I mentioned we would come back to how a clinician may handle a visit request. There are effectively three ways. Number one, which is highly inadvisable, is just ignoring it (I have seen this done before….very unsettling). Number two is to jump in your car, on your bike or yes even walk over to the visit, and see the patient. Number three, is to call the patient first. As mentioned at the start most visits are not always necessary, and particularly if there is no triage before hand, it could be something that simply is dealt with over Alexander Graham Bell’s famous invention.

In a practice where lots of visits are requested, or where workforce is a bit short, it can be very effective to try using telephone triage to assess all visits.  Firstly it helps to get rid of the dross. In this circumstance, the dross tends to be:

  • Any person requesting the visit under the age of 65 with no significant health conditions.
  • Children (they are portable and always better assessed in a practice than at home).
  • My personal peeve- because they can’t get to the practice (circumstance over health, see below).

Now I will be the first to admit that in medicine there are exceptions to every rule. However asking for a visit because your car is stuck, or because it is raining too hard outside would not endeavour a GP to visit the patient.

Once rid of the dross, you can then manage the patient’s needs. This can sometimes be a simple collection of information, tweak of medications, organising a social referral etc. However by ringing it also allows you to get a flavour of the visit, more so than the one line comment of: squits, vomiting, breathless, or my personal favourite – requested by home. With the flavour (preferably chocolate or cherry….yum!) you can be prepared, i.e. will you need to possibly take any medications with you (later post) or check you have specific things like stool sample bottles, peak flow meter etc.

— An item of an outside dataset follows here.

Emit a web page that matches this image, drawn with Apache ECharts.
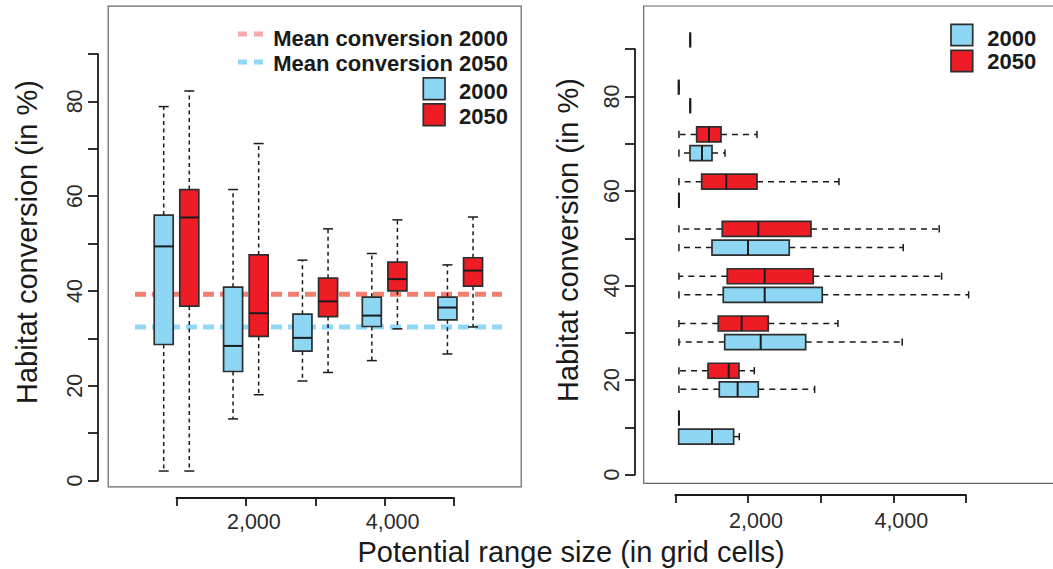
<!DOCTYPE html>
<html>
<head>
<meta charset="utf-8">
<script src="https://cdn.jsdelivr.net/npm/echarts@6/dist/echarts.min.js"></script>
<style>
  html, body { margin: 0; padding: 0; background: #ffffff; }
  #chart { width: 1053px; height: 569px; }
</style>
</head>
<body>
<div id="chart"></div>
<script>
// ---------------- DATA ----------------
// Left panel: range-size classes (x) and box statistics [lower whisker, Q1, median, Q3, upper whisker]
const leftGroups = [1000, 2000, 3000, 4000, 5090];
const left2000 = [
  [2.0, 28.7, 49.4, 56.0, 78.9],
  [13.0, 23.0, 28.4, 40.8, 61.4],
  [21.0, 27.3, 30.1, 35.1, 46.5],
  [25.3, 32.5, 34.8, 38.7, 47.9],
  [26.7, 33.9, 36.5, 38.7, 45.5]
];
const left2050 = [
  [2.0, 36.8, 55.5, 61.4, 82.2],
  [18.1, 30.4, 35.3, 47.6, 71.1],
  [22.8, 34.6, 37.8, 42.7, 53.1],
  [32.0, 40.0, 42.5, 46.1, 55.0],
  [32.4, 41.0, 44.3, 47.0, 55.6]
];
const meanConversion2000 = 39.3;
const meanConversion2050 = 32.4;

// Right panel: habitat-conversion classes (y) and range-size box statistics
const rightGroups = [10, 20, 30, 40, 50, 60, 70, 80, 90];
const right2000 = [
  [1047, 1047, 1505, 1803, 1880],
  [1050, 1605, 1858, 2142, 2917],
  [1050, 1680, 2175, 2794, 4122],
  [1050, 1660, 2230, 3022, 5036],
  [1050, 1505, 2000, 2568, 4136],
  [1050, 1050, 1050, 1050, 1050],
  [1050, 1202, 1367, 1505, 1684],
  [1206, 1206, 1206, 1206, 1206],
  null
];
const right2050 = [
  [1050, 1050, 1050, 1050, 1050],
  [1050, 1450, 1735, 1876, 2087],
  [1050, 1591, 1913, 2279, 3238],
  [1050, 1715, 2230, 2898, 4664],
  [1050, 1646, 2142, 2867, 4631],
  [1050, 1363, 1701, 2124, 3252],
  [1050, 1294, 1464, 1629, 2124],
  [1047, 1047, 1047, 1047, 1047],
  [1206, 1206, 1206, 1206, 1206]
];

// Tick labels
const yLabelValues = [0, 20, 40, 60, 80];
const xTickLabels = { 2000: '2,000', 4000: '4,000' };

// ---------------- STYLE ----------------
const FONT = '"Liberation Sans", Arial, Helvetica, sans-serif';
const BLUE = '#8DD7F5';
const RED = '#EE1C25';
const EDGE = '#2e2e2e';
const INK = '#1a1a1a';

const chart = echarts.init(document.getElementById('chart'), null, { renderer: 'svg' });

function vBox(sign, fill) {
  return function (params, api) {
    const gx = api.value(0);
    const pts = [1, 2, 3, 4, 5].map(d => api.coord([gx, api.value(d)]));
    const cx = pts[0][0] + sign * 12.8;
    const yLw = pts[0][1], yQ1 = pts[1][1], yMed = pts[2][1], yQ3 = pts[3][1], yUw = pts[4][1];
    const hw = 9.5, cap = 5;
    const dash = { stroke: INK, lineWidth: 1.5, lineDash: [4, 3.5] };
    const solid = { stroke: INK, lineWidth: 1.5 };
    return {
      type: 'group',
      children: [
        { type: 'line', shape: { x1: cx, y1: yQ3, x2: cx, y2: yUw }, style: dash },
        { type: 'line', shape: { x1: cx, y1: yQ1, x2: cx, y2: yLw }, style: dash },
        { type: 'line', shape: { x1: cx - cap, y1: yUw, x2: cx + cap, y2: yUw }, style: solid },
        { type: 'line', shape: { x1: cx - cap, y1: yLw, x2: cx + cap, y2: yLw }, style: solid },
        { type: 'rect', shape: { x: cx - hw, y: yQ3, width: 2 * hw, height: yQ1 - yQ3 },
          style: { fill: fill, stroke: EDGE, lineWidth: 1.7 } },
        { type: 'line', shape: { x1: cx - hw, y1: yMed, x2: cx + hw, y2: yMed },
          style: { stroke: INK, lineWidth: 2 } }
      ]
    };
  };
}

function hBox(sign, fill) {
  return function (params, api) {
    const gy = api.value(0);
    const pts = [1, 2, 3, 4, 5].map(d => api.coord([api.value(d), gy]));
    const cy = pts[0][1] - sign * 9.3;
    const xLw = pts[0][0], xQ1 = pts[1][0], xMed = pts[2][0], xQ3 = pts[3][0], xUw = pts[4][0];
    const hh = 7.5, cap = 3.6;
    const dash = { stroke: INK, lineWidth: 1.5, lineDash: [6, 5] };
    const solid = { stroke: INK, lineWidth: 1.5 };
    return {
      type: 'group',
      children: [
        { type: 'line', shape: { x1: xQ3, y1: cy, x2: xUw, y2: cy }, style: dash },
        { type: 'line', shape: { x1: xQ1, y1: cy, x2: xLw, y2: cy }, style: dash },
        { type: 'line', shape: { x1: xUw, y1: cy - cap, x2: xUw, y2: cy + cap }, style: solid },
        { type: 'line', shape: { x1: xLw, y1: cy - cap, x2: xLw, y2: cy + cap }, style: solid },
        { type: 'rect', shape: { x: xQ1, y: cy - hh, width: xQ3 - xQ1, height: 2 * hh },
          style: { fill: fill, stroke: EDGE, lineWidth: 1.7 } },
        { type: 'line', shape: { x1: xMed, y1: cy - hh, x2: xMed, y2: cy + hh },
          style: { stroke: INK, lineWidth: 2 } }
      ]
    };
  };
}

function meanLine(color) {
  return function (params, api) {
    const y = api.coord([1000, api.value(0)])[1];
    const cs = params.coordSys;
    return {
      type: 'line',
      shape: { x1: cs.x - 41.5, y1: y, x2: cs.x + cs.width + 48, y2: y },
      style: { stroke: color, lineWidth: 5, lineDash: [11, 6] }
    };
  };
}

const axisLineStyle = { color: INK, width: 1.8 };
const tickLabelStyle = { color: '#2b2b2b', fontSize: 21.5, fontFamily: FONT };

function xAxisCfg(gridIndex, offset, margin) {
  return {
    type: 'value', gridIndex: gridIndex, min: 1000, max: 5000, interval: 1000,
    position: 'bottom', offset: offset,
    axisLine: { show: true, onZero: false, lineStyle: axisLineStyle },
    axisTick: { show: true, length: 8, lineStyle: axisLineStyle },
    splitLine: { show: false },
    axisLabel: Object.assign({
      margin: margin, padding: [0, 0, 0, 16],
      formatter: v => xTickLabels[v] || ''
    }, tickLabelStyle)
  };
}
function yAxisCfg(gridIndex, offset) {
  return {
    type: 'value', gridIndex: gridIndex, min: 0, max: 90, interval: 10,
    position: 'left', offset: offset,
    axisLine: { show: true, onZero: false, lineStyle: axisLineStyle },
    axisTick: { show: true, length: 10, lineStyle: axisLineStyle },
    splitLine: { show: false },
    axisLabel: Object.assign({
      margin: 12, rotate: 90,
      formatter: v => yLabelValues.indexOf(v) >= 0 ? String(v) : ''
    }, tickLabelStyle)
  };
}

const leftBlueData = leftGroups.map((g, i) => [g].concat(left2000[i]));
const leftRedData = leftGroups.map((g, i) => [g].concat(left2050[i]));
const rightBlueData = rightGroups.map((g, i) => right2000[i] ? [g].concat(right2000[i]) : null).filter(Boolean);
const rightRedData = rightGroups.map((g, i) => right2050[i] ? [g].concat(right2050[i]) : null).filter(Boolean);

const titleStyle = { fill: INK, fontSize: 29, fontFamily: FONT, align: 'center', verticalAlign: 'middle' };
const legendText = { fill: INK, fontSize: 22, fontWeight: 'bold', fontFamily: FONT, verticalAlign: 'middle' };

const option = {
  animation: false,
  backgroundColor: '#ffffff',
  grid: [
    { left: 176.5, right: 599, top: 54, bottom: 88.5 },
    { left: 675.3, right: 87, top: 49.2, bottom: 94.4 }
  ],
  xAxis: [xAxisCfg(0, 17.5, 13), xAxisCfg(1, 20.4, 15)],
  yAxis: [yAxisCfg(0, 78.5), yAxisCfg(1, 40.3)],
  series: [
    { type: 'custom', name: 'Mean conversion 2000', xAxisIndex: 0, yAxisIndex: 0, z: 1, clip: false,
      renderItem: meanLine('#F27F72'), data: [[meanConversion2000]], encode: { y: 0 } },
    { type: 'custom', name: 'Mean conversion 2050', xAxisIndex: 0, yAxisIndex: 0, z: 1, clip: false,
      renderItem: meanLine('#90D8F6'), data: [[meanConversion2050]], encode: { y: 0 } },
    { type: 'custom', name: '2000', xAxisIndex: 0, yAxisIndex: 0, z: 3, clip: false,
      renderItem: vBox(-1, BLUE), data: leftBlueData, encode: { x: 0, y: [1, 2, 3, 4, 5] } },
    { type: 'custom', name: '2050', xAxisIndex: 0, yAxisIndex: 0, z: 3, clip: false,
      renderItem: vBox(1, RED), data: leftRedData, encode: { x: 0, y: [1, 2, 3, 4, 5] } },
    { type: 'custom', name: '2000 ', xAxisIndex: 1, yAxisIndex: 1, z: 3, clip: false,
      renderItem: hBox(-1, BLUE), data: rightBlueData, encode: { y: 0, x: [1, 2, 3, 4, 5] } },
    { type: 'custom', name: '2050 ', xAxisIndex: 1, yAxisIndex: 1, z: 3, clip: false,
      renderItem: hBox(1, RED), data: rightRedData, encode: { y: 0, x: [1, 2, 3, 4, 5] } }
  ],
  graphic: [
    // panel frames
    { type: 'rect', z: 0, silent: true, shape: { x: 108.2, y: 6.1, width: 413, height: 480.8 },
      style: { fill: 'none', stroke: '#666', lineWidth: 1.2 } },
    { type: 'rect', z: 0, silent: true, shape: { x: 643.7, y: 6, width: 430, height: 477.3 },
      style: { fill: 'none', stroke: '#666', lineWidth: 1.2 } },
    // axis titles
    { type: 'text', x: 27, y: 242, rotation: Math.PI / 2,
      style: Object.assign({ text: 'Habitat conversion (in %)' }, titleStyle) },
    { type: 'text', x: 568, y: 240, rotation: Math.PI / 2,
      style: Object.assign({ text: 'Habitat conversion (in %)' }, titleStyle) },
    { type: 'text', x: 571, y: 552,
      style: Object.assign({ text: 'Potential range size (in grid cells)' }, titleStyle) },
    // left legend
    { type: 'line', shape: { x1: 238, y1: 34, x2: 264, y2: 34 },
      style: { stroke: '#F5A9A9', lineWidth: 5, lineDash: [9, 7] } },
    { type: 'line', shape: { x1: 238, y1: 62, x2: 264, y2: 62 },
      style: { stroke: '#90D8F6', lineWidth: 5, lineDash: [9, 7] } },
    { type: 'text', x: 508, y: 38, style: Object.assign({ text: 'Mean conversion 2000', align: 'right' }, legendText) },
    { type: 'text', x: 508, y: 63, style: Object.assign({ text: 'Mean conversion 2050', align: 'right' }, legendText) },
    { type: 'rect', shape: { x: 423.3, y: 77.8, width: 21.7, height: 21.9 }, style: { fill: BLUE, stroke: EDGE, lineWidth: 1.7 } },
    { type: 'rect', shape: { x: 423.3, y: 103.8, width: 21.7, height: 21.9 }, style: { fill: RED, stroke: EDGE, lineWidth: 1.7 } },
    { type: 'text', x: 508, y: 91.5, style: Object.assign({ text: '2000', align: 'right' }, legendText) },
    { type: 'text', x: 508, y: 116.5, style: Object.assign({ text: '2050', align: 'right' }, legendText) },
    // right legend
    { type: 'rect', shape: { x: 951, y: 24.3, width: 21.7, height: 21.4 }, style: { fill: BLUE, stroke: EDGE, lineWidth: 1.7 } },
    { type: 'rect', shape: { x: 951, y: 50.3, width: 21.7, height: 21.4 }, style: { fill: RED, stroke: EDGE, lineWidth: 1.7 } },
    { type: 'text', x: 987.3, y: 38, style: Object.assign({ text: '2000', align: 'left' }, legendText) },
    { type: 'text', x: 987.3, y: 61.5, style: Object.assign({ text: '2050', align: 'left' }, legendText) }
  ]
};
chart.setOption(option);
</script>
</body>
</html>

If a visit is needed, I also use the call as a way of confirming where the patient resides. Locums for example may not know the area like the back of their hand, and therefore sometimes finding a residence can be interesting, even with a sat nav. My personal intense peeve of visits is residences which have names instead of numbers. While this may appear classy or quirky; to me as a visiting GP it means you are harder to find, means more time wasted, more petrol burnt, and generally a more frustrated GP, just to showcase a sense of pomp and uniqueness. (If you have a house with a name and not a number, do not call me for a visit, or better yet, you’re barred).

Once discussed though, at least you can know what kind of visit you are heading off to (trying to solve the conundrum), so all that is left now is to pack the bag, grab the sheet and head off on the visit/s. What you do when you get there…….well that is another conundrum.